## DATASET ROWS
━━━
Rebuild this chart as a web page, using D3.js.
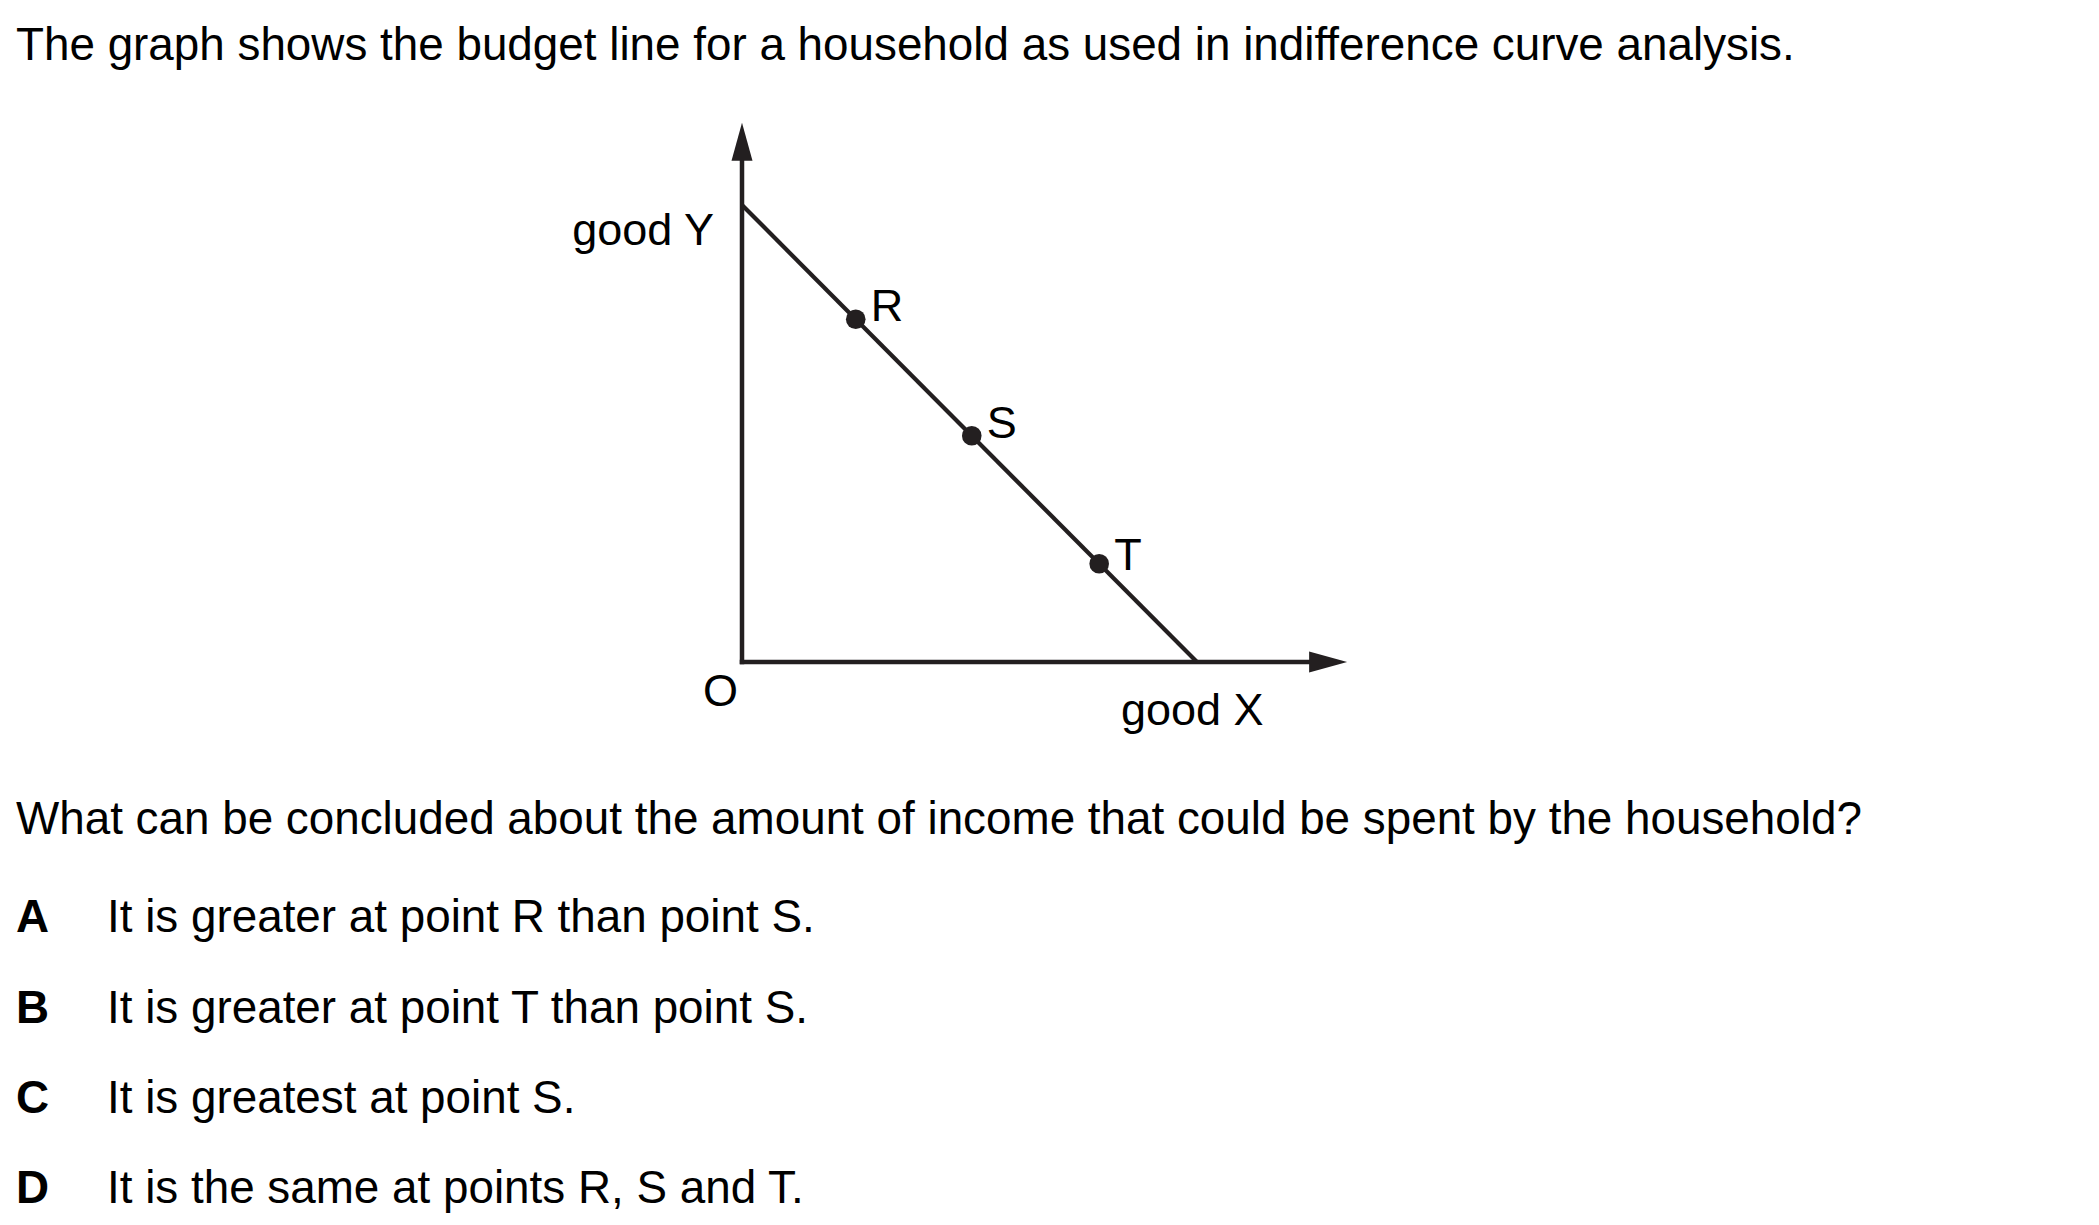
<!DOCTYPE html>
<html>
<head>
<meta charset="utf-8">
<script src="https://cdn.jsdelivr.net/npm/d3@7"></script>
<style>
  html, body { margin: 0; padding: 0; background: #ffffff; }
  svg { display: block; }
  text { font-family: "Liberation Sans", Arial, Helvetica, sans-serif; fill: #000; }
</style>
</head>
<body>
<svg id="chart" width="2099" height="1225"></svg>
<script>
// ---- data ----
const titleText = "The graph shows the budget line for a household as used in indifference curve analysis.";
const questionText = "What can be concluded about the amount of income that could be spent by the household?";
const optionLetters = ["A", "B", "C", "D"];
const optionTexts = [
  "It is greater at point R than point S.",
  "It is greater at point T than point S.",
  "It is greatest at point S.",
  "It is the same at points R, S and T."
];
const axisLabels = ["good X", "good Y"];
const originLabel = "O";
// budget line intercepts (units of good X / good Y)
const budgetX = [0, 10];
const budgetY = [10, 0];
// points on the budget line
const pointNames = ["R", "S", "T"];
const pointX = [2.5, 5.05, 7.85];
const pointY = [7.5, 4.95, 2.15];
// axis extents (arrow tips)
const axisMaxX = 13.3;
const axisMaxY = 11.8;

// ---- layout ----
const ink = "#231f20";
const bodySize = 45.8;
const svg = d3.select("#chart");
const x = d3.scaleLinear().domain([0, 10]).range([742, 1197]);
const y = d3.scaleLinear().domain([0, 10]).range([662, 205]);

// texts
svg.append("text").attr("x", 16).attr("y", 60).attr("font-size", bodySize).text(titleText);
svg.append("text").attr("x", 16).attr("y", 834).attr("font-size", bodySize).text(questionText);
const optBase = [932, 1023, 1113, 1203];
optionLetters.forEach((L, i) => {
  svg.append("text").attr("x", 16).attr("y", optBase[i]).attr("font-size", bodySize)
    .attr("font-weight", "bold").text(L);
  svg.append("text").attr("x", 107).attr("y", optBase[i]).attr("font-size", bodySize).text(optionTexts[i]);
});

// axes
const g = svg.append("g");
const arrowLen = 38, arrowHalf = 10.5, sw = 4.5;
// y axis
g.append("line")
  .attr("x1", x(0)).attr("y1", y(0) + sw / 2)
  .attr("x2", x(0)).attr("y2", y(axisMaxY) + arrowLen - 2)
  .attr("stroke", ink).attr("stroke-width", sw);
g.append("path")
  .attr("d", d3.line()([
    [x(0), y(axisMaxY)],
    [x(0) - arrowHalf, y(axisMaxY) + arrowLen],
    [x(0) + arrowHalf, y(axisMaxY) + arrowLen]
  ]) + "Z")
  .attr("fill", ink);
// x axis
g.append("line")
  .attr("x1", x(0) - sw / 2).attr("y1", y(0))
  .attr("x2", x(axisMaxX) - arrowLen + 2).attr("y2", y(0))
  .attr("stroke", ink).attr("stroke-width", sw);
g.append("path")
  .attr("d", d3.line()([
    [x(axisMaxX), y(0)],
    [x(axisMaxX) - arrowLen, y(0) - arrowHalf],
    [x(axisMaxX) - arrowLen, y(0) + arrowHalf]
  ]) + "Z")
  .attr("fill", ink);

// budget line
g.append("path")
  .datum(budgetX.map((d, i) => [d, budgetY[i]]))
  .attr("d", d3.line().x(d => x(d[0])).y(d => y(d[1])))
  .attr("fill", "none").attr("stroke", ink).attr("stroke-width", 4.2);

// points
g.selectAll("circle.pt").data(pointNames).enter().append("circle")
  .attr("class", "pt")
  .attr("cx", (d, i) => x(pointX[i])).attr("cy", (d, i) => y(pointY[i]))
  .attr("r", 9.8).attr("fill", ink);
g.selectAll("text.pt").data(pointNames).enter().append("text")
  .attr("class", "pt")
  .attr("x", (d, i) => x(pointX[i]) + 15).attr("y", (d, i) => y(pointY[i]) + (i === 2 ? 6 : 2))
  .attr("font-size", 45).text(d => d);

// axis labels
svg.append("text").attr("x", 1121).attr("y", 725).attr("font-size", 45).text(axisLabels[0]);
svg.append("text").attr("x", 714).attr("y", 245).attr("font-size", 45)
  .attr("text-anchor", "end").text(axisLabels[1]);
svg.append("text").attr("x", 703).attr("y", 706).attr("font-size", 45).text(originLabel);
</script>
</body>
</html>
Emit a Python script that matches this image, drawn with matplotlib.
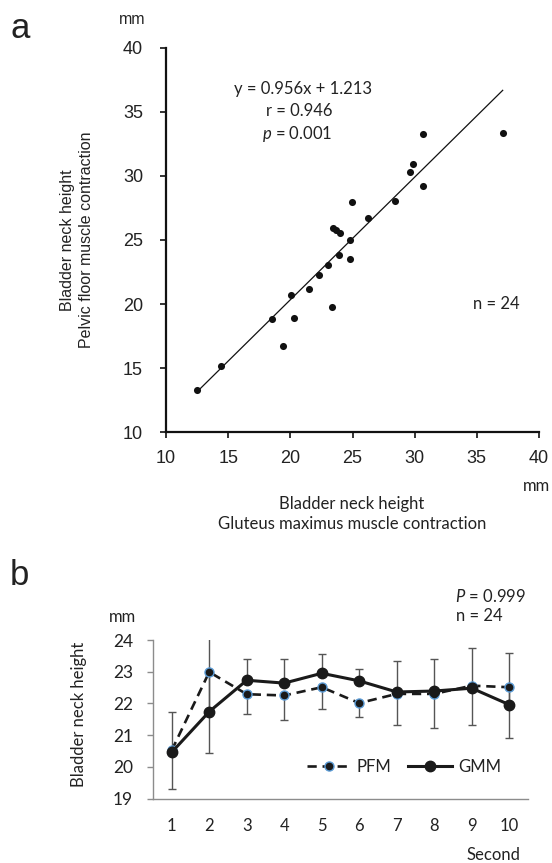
━━━
## TASK BRIEF
Reproduce the entries exactly. Do not carry over any picture.

## ANSWER TO THIS TASK
Rebuild this chart as a web page, using D3.js.
<!DOCTYPE html>
<html>
<head>
<meta charset="utf-8">
<script src="https://cdn.jsdelivr.net/npm/d3@7"></script>
<style>
  html, body { margin: 0; padding: 0; background: #ffffff; }
  svg { display: block; }
  text { font-family: "Liberation Sans", Arial, Helvetica, sans-serif; fill: #000; }
</style>
</head>
<body>
<svg id="chart" width="2099" height="1225"></svg>
<script>
// ---- data ----
const titleText = "The graph shows the budget line for a household as used in indifference curve analysis.";
const questionText = "What can be concluded about the amount of income that could be spent by the household?";
const optionLetters = ["A", "B", "C", "D"];
const optionTexts = [
  "It is greater at point R than point S.",
  "It is greater at point T than point S.",
  "It is greatest at point S.",
  "It is the same at points R, S and T."
];
const axisLabels = ["good X", "good Y"];
const originLabel = "O";
// budget line intercepts (units of good X / good Y)
const budgetX = [0, 10];
const budgetY = [10, 0];
// points on the budget line
const pointNames = ["R", "S", "T"];
const pointX = [2.5, 5.05, 7.85];
const pointY = [7.5, 4.95, 2.15];
// axis extents (arrow tips)
const axisMaxX = 13.3;
const axisMaxY = 11.8;

// ---- layout ----
const ink = "#231f20";
const bodySize = 45.8;
const svg = d3.select("#chart");
const x = d3.scaleLinear().domain([0, 10]).range([742, 1197]);
const y = d3.scaleLinear().domain([0, 10]).range([662, 205]);

// texts
svg.append("text").attr("x", 16).attr("y", 60).attr("font-size", bodySize).text(titleText);
svg.append("text").attr("x", 16).attr("y", 834).attr("font-size", bodySize).text(questionText);
const optBase = [932, 1023, 1113, 1203];
optionLetters.forEach((L, i) => {
  svg.append("text").attr("x", 16).attr("y", optBase[i]).attr("font-size", bodySize)
    .attr("font-weight", "bold").text(L);
  svg.append("text").attr("x", 107).attr("y", optBase[i]).attr("font-size", bodySize).text(optionTexts[i]);
});

// axes
const g = svg.append("g");
const arrowLen = 38, arrowHalf = 10.5, sw = 4.5;
// y axis
g.append("line")
  .attr("x1", x(0)).attr("y1", y(0) + sw / 2)
  .attr("x2", x(0)).attr("y2", y(axisMaxY) + arrowLen - 2)
  .attr("stroke", ink).attr("stroke-width", sw);
g.append("path")
  .attr("d", d3.line()([
    [x(0), y(axisMaxY)],
    [x(0) - arrowHalf, y(axisMaxY) + arrowLen],
    [x(0) + arrowHalf, y(axisMaxY) + arrowLen]
  ]) + "Z")
  .attr("fill", ink);
// x axis
g.append("line")
  .attr("x1", x(0) - sw / 2).attr("y1", y(0))
  .attr("x2", x(axisMaxX) - arrowLen + 2).attr("y2", y(0))
  .attr("stroke", ink).attr("stroke-width", sw);
g.append("path")
  .attr("d", d3.line()([
    [x(axisMaxX), y(0)],
    [x(axisMaxX) - arrowLen, y(0) - arrowHalf],
    [x(axisMaxX) - arrowLen, y(0) + arrowHalf]
  ]) + "Z")
  .attr("fill", ink);

// budget line
g.append("path")
  .datum(budgetX.map((d, i) => [d, budgetY[i]]))
  .attr("d", d3.line().x(d => x(d[0])).y(d => y(d[1])))
  .attr("fill", "none").attr("stroke", ink).attr("stroke-width", 4.2);

// points
g.selectAll("circle.pt").data(pointNames).enter().append("circle")
  .attr("class", "pt")
  .attr("cx", (d, i) => x(pointX[i])).attr("cy", (d, i) => y(pointY[i]))
  .attr("r", 9.8).attr("fill", ink);
g.selectAll("text.pt").data(pointNames).enter().append("text")
  .attr("class", "pt")
  .attr("x", (d, i) => x(pointX[i]) + 15).attr("y", (d, i) => y(pointY[i]) + (i === 2 ? 6 : 2))
  .attr("font-size", 45).text(d => d);

// axis labels
svg.append("text").attr("x", 1121).attr("y", 725).attr("font-size", 45).text(axisLabels[0]);
svg.append("text").attr("x", 714).attr("y", 245).attr("font-size", 45)
  .attr("text-anchor", "end").text(axisLabels[1]);
svg.append("text").attr("x", 703).attr("y", 706).attr("font-size", 45).text(originLabel);
</script>
</body>
</html>
Emit a Python script that matches this image, drawn with matplotlib.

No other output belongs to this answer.